WHAT TO PRODUCE – Go through the data below and gather each line containing "diagram".

DATA SHOWN –
— Start —

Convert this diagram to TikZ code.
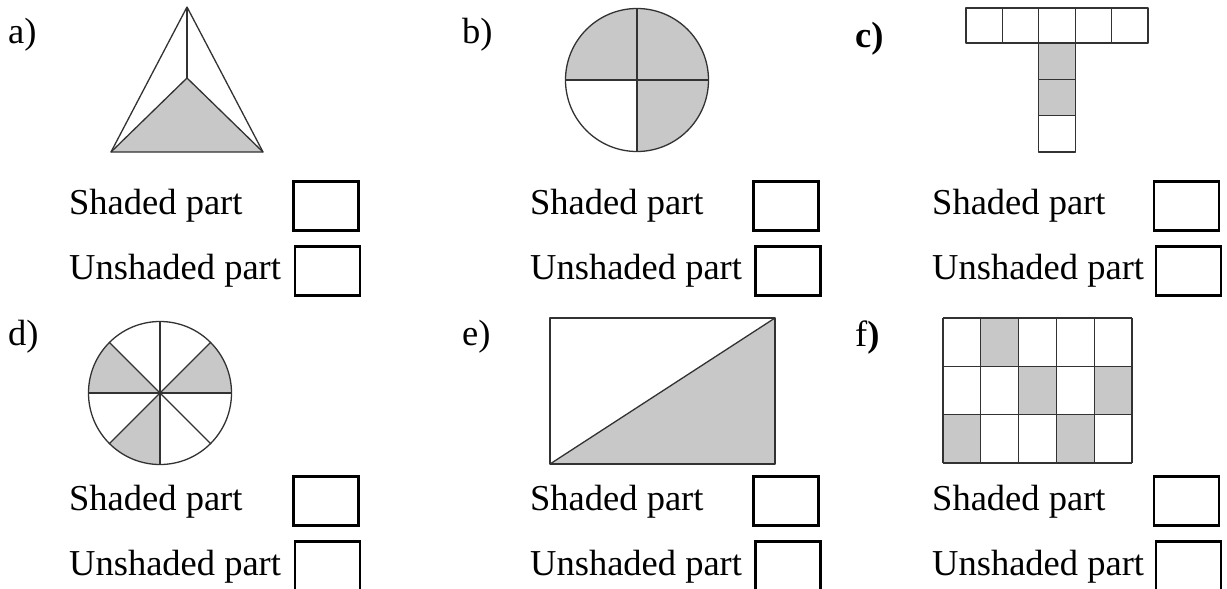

— End —
— Start —

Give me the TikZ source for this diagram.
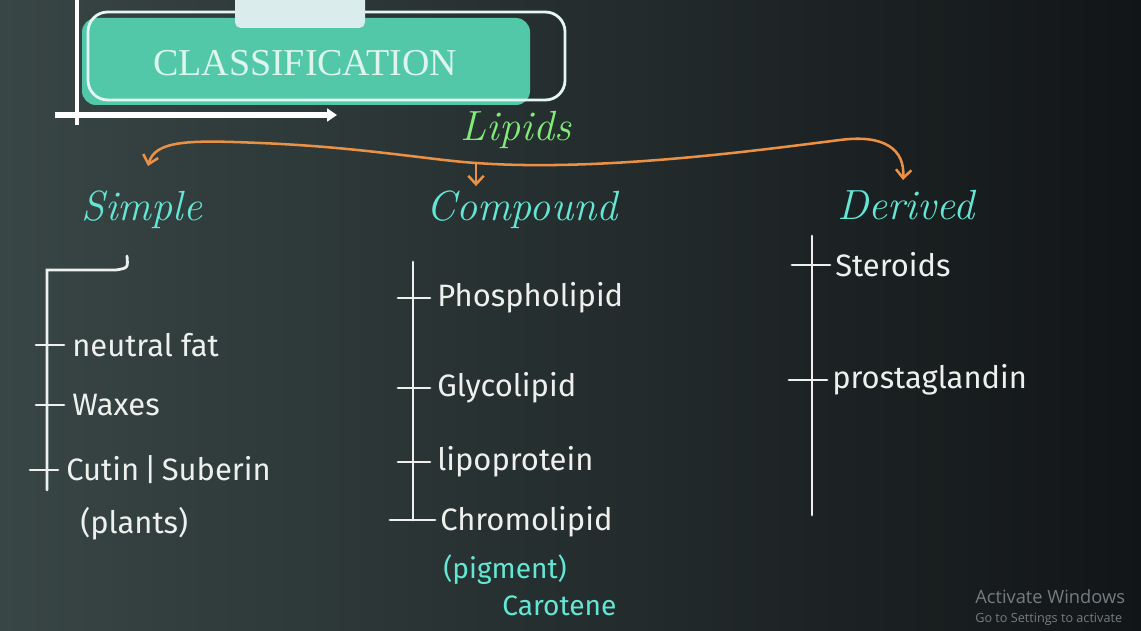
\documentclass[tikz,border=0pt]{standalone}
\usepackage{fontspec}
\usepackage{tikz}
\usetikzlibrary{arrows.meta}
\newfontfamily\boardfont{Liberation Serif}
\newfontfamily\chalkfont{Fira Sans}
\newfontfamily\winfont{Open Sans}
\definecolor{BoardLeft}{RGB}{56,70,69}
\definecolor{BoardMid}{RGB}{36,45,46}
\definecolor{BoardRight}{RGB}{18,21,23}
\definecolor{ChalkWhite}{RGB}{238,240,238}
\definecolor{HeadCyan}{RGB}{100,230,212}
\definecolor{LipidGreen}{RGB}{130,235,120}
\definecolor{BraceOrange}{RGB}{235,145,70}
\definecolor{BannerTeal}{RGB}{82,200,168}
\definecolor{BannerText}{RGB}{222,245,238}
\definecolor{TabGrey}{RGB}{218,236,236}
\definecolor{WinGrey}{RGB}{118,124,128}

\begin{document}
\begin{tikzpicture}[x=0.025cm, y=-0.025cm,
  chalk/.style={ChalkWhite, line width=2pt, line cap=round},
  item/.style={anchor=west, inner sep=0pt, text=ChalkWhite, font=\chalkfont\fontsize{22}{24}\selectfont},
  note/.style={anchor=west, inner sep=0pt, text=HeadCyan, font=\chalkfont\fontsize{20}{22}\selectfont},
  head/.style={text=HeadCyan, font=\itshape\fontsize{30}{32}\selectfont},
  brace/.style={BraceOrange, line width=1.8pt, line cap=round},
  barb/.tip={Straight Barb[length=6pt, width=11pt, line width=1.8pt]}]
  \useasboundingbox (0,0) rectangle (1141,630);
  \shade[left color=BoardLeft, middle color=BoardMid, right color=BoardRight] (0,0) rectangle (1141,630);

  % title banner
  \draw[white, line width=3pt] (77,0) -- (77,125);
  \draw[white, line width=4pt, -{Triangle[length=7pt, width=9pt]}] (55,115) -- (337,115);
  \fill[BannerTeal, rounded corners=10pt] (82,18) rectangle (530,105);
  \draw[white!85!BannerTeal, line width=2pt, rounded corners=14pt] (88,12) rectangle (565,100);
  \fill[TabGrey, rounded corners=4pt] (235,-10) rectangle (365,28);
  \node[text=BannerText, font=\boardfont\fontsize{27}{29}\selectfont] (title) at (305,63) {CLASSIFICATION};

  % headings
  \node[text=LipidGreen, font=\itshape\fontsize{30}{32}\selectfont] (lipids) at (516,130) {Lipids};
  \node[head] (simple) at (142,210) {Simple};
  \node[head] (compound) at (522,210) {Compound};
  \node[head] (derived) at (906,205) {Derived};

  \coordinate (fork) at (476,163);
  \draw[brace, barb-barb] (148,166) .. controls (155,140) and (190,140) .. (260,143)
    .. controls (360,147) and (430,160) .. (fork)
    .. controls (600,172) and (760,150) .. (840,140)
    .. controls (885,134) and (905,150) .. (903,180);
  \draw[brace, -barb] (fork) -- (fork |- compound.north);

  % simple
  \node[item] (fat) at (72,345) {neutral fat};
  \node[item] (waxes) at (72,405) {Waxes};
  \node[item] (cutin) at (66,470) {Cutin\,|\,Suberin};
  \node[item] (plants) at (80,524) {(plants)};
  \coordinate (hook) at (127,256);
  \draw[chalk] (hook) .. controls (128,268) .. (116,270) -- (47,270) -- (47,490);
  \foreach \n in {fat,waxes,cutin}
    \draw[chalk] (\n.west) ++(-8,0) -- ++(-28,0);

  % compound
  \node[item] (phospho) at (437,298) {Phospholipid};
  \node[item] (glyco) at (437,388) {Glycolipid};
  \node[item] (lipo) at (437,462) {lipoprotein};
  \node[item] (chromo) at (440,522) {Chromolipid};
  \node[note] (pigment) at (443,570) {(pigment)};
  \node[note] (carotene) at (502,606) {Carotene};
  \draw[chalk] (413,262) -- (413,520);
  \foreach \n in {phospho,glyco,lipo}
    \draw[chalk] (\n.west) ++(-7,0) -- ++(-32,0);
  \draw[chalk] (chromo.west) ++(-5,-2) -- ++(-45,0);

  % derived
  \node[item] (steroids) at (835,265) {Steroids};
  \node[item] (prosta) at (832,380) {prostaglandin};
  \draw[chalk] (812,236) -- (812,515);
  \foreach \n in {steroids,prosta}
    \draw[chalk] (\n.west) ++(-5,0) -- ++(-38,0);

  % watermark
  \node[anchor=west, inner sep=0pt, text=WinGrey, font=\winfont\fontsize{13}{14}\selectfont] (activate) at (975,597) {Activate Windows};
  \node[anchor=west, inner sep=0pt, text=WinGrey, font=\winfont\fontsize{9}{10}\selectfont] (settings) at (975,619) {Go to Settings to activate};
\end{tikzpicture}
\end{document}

— End —
— Start —

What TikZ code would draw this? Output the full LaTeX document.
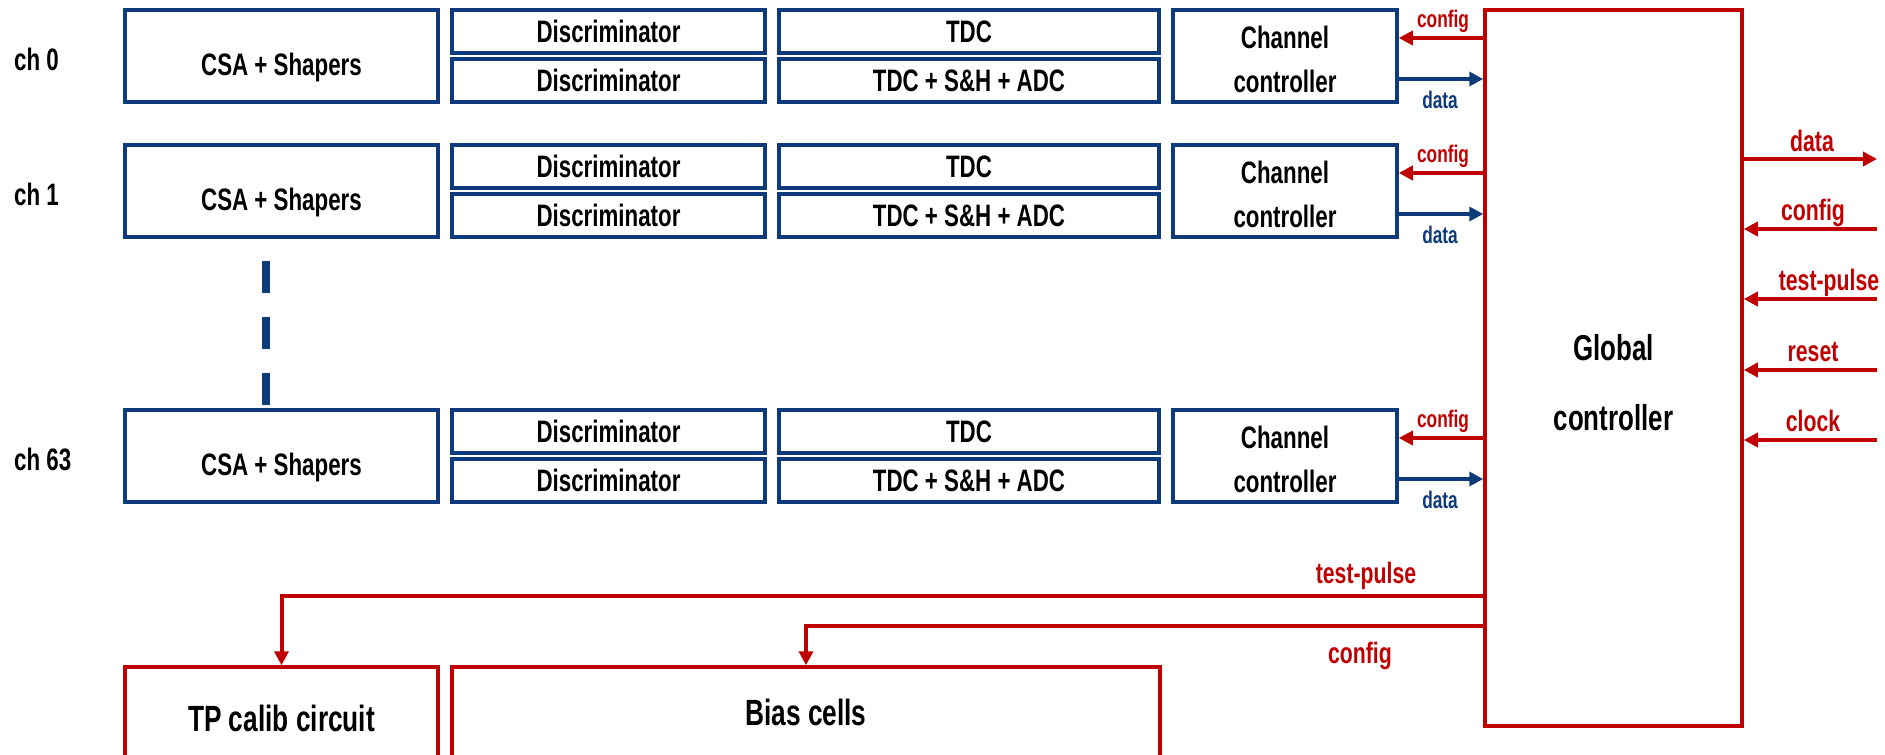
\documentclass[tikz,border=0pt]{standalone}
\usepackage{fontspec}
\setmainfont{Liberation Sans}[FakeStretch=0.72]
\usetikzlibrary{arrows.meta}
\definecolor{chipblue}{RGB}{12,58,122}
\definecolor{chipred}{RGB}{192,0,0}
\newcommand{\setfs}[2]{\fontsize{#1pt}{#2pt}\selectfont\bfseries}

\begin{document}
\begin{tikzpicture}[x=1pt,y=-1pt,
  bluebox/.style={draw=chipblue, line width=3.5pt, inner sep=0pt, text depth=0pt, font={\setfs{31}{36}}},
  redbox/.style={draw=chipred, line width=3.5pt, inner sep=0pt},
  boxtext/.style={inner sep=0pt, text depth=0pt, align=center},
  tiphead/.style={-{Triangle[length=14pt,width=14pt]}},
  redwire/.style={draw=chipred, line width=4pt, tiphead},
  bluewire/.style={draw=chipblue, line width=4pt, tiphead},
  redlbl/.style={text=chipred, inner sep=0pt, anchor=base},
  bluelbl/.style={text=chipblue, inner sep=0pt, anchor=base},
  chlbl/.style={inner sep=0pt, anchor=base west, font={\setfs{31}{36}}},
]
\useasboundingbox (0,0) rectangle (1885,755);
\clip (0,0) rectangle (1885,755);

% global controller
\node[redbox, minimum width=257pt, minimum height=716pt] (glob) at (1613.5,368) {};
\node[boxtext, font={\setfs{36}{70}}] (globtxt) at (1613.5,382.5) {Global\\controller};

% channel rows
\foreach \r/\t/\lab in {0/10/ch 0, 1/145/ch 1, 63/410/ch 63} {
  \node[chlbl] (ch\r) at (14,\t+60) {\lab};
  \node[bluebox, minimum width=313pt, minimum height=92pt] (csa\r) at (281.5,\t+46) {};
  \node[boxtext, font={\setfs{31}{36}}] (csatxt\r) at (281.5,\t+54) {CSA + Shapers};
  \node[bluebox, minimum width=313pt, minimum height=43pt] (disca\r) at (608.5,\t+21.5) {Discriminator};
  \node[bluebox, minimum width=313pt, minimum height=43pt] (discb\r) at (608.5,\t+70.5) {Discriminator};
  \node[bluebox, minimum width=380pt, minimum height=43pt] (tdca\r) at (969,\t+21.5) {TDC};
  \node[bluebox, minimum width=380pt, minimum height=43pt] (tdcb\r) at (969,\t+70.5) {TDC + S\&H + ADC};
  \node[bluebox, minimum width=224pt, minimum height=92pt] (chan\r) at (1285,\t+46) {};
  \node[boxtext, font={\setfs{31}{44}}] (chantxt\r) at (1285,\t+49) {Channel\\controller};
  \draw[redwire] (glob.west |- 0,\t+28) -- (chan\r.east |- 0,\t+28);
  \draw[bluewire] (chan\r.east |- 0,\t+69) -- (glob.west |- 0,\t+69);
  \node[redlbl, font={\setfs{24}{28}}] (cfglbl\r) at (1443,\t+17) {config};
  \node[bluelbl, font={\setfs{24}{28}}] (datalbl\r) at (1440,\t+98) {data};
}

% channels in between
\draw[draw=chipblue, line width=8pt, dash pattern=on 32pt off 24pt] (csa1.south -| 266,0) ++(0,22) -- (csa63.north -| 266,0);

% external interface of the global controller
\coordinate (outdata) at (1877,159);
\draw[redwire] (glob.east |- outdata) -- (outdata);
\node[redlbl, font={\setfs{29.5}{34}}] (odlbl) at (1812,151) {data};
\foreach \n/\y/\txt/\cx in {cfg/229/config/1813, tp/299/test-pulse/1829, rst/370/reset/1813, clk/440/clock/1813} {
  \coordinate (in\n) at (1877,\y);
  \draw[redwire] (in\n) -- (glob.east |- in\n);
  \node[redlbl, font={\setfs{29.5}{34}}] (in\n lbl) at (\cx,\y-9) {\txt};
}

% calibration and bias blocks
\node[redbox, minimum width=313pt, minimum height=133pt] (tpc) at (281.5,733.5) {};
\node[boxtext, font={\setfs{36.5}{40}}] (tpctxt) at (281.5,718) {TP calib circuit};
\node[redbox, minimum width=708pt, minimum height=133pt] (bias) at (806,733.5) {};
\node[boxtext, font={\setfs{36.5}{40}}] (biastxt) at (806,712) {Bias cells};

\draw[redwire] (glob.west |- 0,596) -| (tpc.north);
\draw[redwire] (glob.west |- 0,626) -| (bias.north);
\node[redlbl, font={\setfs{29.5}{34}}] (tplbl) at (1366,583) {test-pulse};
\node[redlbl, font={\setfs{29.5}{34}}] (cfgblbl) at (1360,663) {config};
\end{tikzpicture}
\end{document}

— End —

TASK OUTPUT –
Convert this diagram to TikZ code.
Give me the TikZ source for this diagram.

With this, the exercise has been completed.